* EXERCISE
Transcribe the material exactly. Images do not belong in the copy.
--*--
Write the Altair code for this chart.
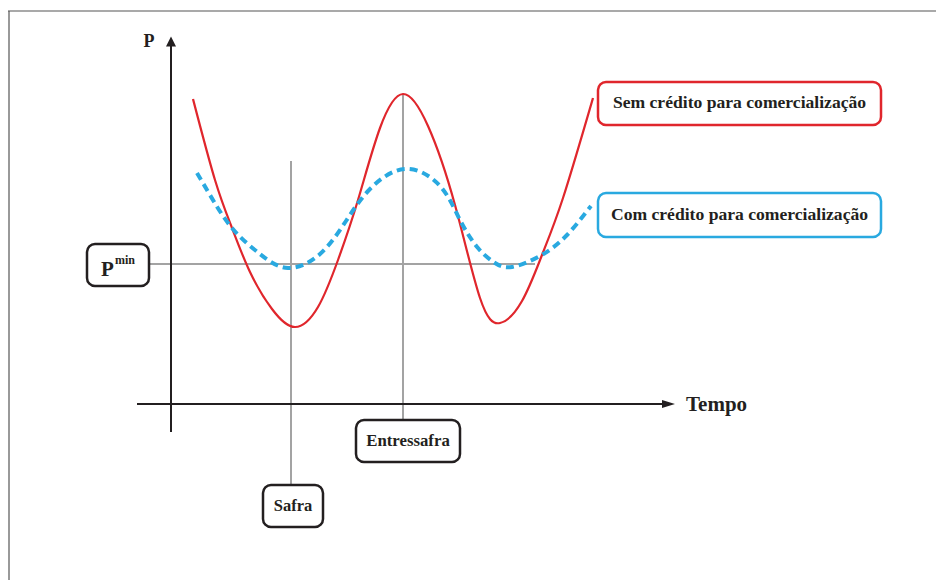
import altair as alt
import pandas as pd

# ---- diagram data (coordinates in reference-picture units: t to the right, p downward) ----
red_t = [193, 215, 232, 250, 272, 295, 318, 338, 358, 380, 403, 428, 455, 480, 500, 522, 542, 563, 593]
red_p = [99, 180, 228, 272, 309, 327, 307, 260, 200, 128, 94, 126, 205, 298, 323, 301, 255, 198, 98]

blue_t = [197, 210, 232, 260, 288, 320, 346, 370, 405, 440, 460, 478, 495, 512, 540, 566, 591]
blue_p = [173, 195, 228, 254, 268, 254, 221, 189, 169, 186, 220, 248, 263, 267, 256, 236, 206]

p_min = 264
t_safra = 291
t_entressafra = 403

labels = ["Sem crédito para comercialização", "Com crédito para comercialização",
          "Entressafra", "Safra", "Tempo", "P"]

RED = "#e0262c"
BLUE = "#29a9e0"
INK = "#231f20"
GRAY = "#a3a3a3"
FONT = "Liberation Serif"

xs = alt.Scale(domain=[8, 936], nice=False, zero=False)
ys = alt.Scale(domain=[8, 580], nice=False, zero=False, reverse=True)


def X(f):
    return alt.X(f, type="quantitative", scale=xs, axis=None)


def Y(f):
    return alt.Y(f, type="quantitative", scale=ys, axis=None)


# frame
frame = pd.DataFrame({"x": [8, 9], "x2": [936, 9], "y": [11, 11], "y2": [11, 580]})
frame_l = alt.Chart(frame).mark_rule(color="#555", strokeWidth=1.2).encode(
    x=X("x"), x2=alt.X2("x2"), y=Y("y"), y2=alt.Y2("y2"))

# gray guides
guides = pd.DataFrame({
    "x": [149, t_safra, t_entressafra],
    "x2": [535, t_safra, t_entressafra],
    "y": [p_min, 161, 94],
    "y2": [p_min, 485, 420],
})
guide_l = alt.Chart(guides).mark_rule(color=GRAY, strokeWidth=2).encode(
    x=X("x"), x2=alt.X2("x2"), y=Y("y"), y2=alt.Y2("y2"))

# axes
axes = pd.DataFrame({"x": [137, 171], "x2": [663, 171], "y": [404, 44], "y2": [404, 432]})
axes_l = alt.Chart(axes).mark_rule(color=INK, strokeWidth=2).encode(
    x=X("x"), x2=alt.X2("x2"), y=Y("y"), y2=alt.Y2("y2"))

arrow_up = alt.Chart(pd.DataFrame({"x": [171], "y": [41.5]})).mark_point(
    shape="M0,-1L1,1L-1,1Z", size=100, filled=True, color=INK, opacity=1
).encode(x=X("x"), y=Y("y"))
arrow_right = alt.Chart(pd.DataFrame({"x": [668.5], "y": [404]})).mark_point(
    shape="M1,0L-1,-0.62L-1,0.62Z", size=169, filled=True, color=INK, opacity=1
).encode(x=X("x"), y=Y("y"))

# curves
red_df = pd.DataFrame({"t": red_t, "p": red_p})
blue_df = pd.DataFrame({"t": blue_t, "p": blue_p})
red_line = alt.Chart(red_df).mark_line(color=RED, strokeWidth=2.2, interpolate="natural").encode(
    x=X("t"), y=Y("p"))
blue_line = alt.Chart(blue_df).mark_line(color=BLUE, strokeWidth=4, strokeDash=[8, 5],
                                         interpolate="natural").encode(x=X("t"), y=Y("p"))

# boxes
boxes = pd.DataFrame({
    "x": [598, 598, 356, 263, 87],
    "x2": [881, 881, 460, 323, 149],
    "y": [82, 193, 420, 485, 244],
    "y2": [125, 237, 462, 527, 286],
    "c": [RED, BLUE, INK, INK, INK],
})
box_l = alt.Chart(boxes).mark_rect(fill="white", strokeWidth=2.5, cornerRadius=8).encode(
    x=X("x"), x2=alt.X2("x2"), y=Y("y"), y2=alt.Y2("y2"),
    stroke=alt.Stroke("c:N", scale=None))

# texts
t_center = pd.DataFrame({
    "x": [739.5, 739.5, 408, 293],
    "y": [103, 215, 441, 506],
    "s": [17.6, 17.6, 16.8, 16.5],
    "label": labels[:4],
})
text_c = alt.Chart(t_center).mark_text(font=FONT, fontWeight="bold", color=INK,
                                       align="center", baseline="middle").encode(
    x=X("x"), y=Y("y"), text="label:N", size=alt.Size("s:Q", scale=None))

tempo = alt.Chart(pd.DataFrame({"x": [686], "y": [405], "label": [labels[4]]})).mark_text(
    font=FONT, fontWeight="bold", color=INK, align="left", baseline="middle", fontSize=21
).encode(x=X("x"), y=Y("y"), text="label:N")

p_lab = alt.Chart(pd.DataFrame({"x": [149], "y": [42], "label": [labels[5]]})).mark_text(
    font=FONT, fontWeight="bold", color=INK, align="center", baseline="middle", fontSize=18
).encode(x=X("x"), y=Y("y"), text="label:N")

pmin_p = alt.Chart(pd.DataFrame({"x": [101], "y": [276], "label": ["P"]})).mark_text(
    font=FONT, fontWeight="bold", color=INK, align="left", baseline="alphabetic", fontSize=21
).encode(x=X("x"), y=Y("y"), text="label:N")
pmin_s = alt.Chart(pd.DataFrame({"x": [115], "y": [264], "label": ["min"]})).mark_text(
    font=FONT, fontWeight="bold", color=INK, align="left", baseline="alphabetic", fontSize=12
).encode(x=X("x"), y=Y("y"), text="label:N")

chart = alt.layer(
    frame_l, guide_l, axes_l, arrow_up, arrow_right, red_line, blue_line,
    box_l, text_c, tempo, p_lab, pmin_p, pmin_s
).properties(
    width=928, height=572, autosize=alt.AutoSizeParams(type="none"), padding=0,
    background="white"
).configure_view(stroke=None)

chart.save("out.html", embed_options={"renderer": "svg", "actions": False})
--*--
* THE COMPLETED TASK
Write the Altair code for this chart.
import altair as alt
import pandas as pd

# ---- diagram data (coordinates in reference-picture units: t to the right, p downward) ----
red_t = [193, 215, 232, 250, 272, 295, 318, 338, 358, 380, 403, 428, 455, 480, 500, 522, 542, 563, 593]
red_p = [99, 180, 228, 272, 309, 327, 307, 260, 200, 128, 94, 126, 205, 298, 323, 301, 255, 198, 98]

blue_t = [197, 210, 232, 260, 288, 320, 346, 370, 405, 440, 460, 478, 495, 512, 540, 566, 591]
blue_p = [173, 195, 228, 254, 268, 254, 221, 189, 169, 186, 220, 248, 263, 267, 256, 236, 206]

p_min = 264
t_safra = 291
t_entressafra = 403

labels = ["Sem crédito para comercialização", "Com crédito para comercialização",
          "Entressafra", "Safra", "Tempo", "P"]

RED = "#e0262c"
BLUE = "#29a9e0"
INK = "#231f20"
GRAY = "#a3a3a3"
FONT = "Liberation Serif"

xs = alt.Scale(domain=[8, 936], nice=False, zero=False)
ys = alt.Scale(domain=[8, 580], nice=False, zero=False, reverse=True)


def X(f):
    return alt.X(f, type="quantitative", scale=xs, axis=None)


def Y(f):
    return alt.Y(f, type="quantitative", scale=ys, axis=None)


# frame
frame = pd.DataFrame({"x": [8, 9], "x2": [936, 9], "y": [11, 11], "y2": [11, 580]})
frame_l = alt.Chart(frame).mark_rule(color="#555", strokeWidth=1.2).encode(
    x=X("x"), x2=alt.X2("x2"), y=Y("y"), y2=alt.Y2("y2"))

# gray guides
guides = pd.DataFrame({
    "x": [149, t_safra, t_entressafra],
    "x2": [535, t_safra, t_entressafra],
    "y": [p_min, 161, 94],
    "y2": [p_min, 485, 420],
})
guide_l = alt.Chart(guides).mark_rule(color=GRAY, strokeWidth=2).encode(
    x=X("x"), x2=alt.X2("x2"), y=Y("y"), y2=alt.Y2("y2"))

# axes
axes = pd.DataFrame({"x": [137, 171], "x2": [663, 171], "y": [404, 44], "y2": [404, 432]})
axes_l = alt.Chart(axes).mark_rule(color=INK, strokeWidth=2).encode(
    x=X("x"), x2=alt.X2("x2"), y=Y("y"), y2=alt.Y2("y2"))

arrow_up = alt.Chart(pd.DataFrame({"x": [171], "y": [41.5]})).mark_point(
    shape="M0,-1L1,1L-1,1Z", size=100, filled=True, color=INK, opacity=1
).encode(x=X("x"), y=Y("y"))
arrow_right = alt.Chart(pd.DataFrame({"x": [668.5], "y": [404]})).mark_point(
    shape="M1,0L-1,-0.62L-1,0.62Z", size=169, filled=True, color=INK, opacity=1
).encode(x=X("x"), y=Y("y"))

# curves
red_df = pd.DataFrame({"t": red_t, "p": red_p})
blue_df = pd.DataFrame({"t": blue_t, "p": blue_p})
red_line = alt.Chart(red_df).mark_line(color=RED, strokeWidth=2.2, interpolate="natural").encode(
    x=X("t"), y=Y("p"))
blue_line = alt.Chart(blue_df).mark_line(color=BLUE, strokeWidth=4, strokeDash=[8, 5],
                                         interpolate="natural").encode(x=X("t"), y=Y("p"))

# boxes
boxes = pd.DataFrame({
    "x": [598, 598, 356, 263, 87],
    "x2": [881, 881, 460, 323, 149],
    "y": [82, 193, 420, 485, 244],
    "y2": [125, 237, 462, 527, 286],
    "c": [RED, BLUE, INK, INK, INK],
})
box_l = alt.Chart(boxes).mark_rect(fill="white", strokeWidth=2.5, cornerRadius=8).encode(
    x=X("x"), x2=alt.X2("x2"), y=Y("y"), y2=alt.Y2("y2"),
    stroke=alt.Stroke("c:N", scale=None))

# texts
t_center = pd.DataFrame({
    "x": [739.5, 739.5, 408, 293],
    "y": [103, 215, 441, 506],
    "s": [17.6, 17.6, 16.8, 16.5],
    "label": labels[:4],
})
text_c = alt.Chart(t_center).mark_text(font=FONT, fontWeight="bold", color=INK,
                                       align="center", baseline="middle").encode(
    x=X("x"), y=Y("y"), text="label:N", size=alt.Size("s:Q", scale=None))

tempo = alt.Chart(pd.DataFrame({"x": [686], "y": [405], "label": [labels[4]]})).mark_text(
    font=FONT, fontWeight="bold", color=INK, align="left", baseline="middle", fontSize=21
).encode(x=X("x"), y=Y("y"), text="label:N")

p_lab = alt.Chart(pd.DataFrame({"x": [149], "y": [42], "label": [labels[5]]})).mark_text(
    font=FONT, fontWeight="bold", color=INK, align="center", baseline="middle", fontSize=18
).encode(x=X("x"), y=Y("y"), text="label:N")

pmin_p = alt.Chart(pd.DataFrame({"x": [101], "y": [276], "label": ["P"]})).mark_text(
    font=FONT, fontWeight="bold", color=INK, align="left", baseline="alphabetic", fontSize=21
).encode(x=X("x"), y=Y("y"), text="label:N")
pmin_s = alt.Chart(pd.DataFrame({"x": [115], "y": [264], "label": ["min"]})).mark_text(
    font=FONT, fontWeight="bold", color=INK, align="left", baseline="alphabetic", fontSize=12
).encode(x=X("x"), y=Y("y"), text="label:N")

chart = alt.layer(
    frame_l, guide_l, axes_l, arrow_up, arrow_right, red_line, blue_line,
    box_l, text_c, tempo, p_lab, pmin_p, pmin_s
).properties(
    width=928, height=572, autosize=alt.AutoSizeParams(type="none"), padding=0,
    background="white"
).configure_view(stroke=None)

chart.save("out.html", embed_options={"renderer": "svg", "actions": False})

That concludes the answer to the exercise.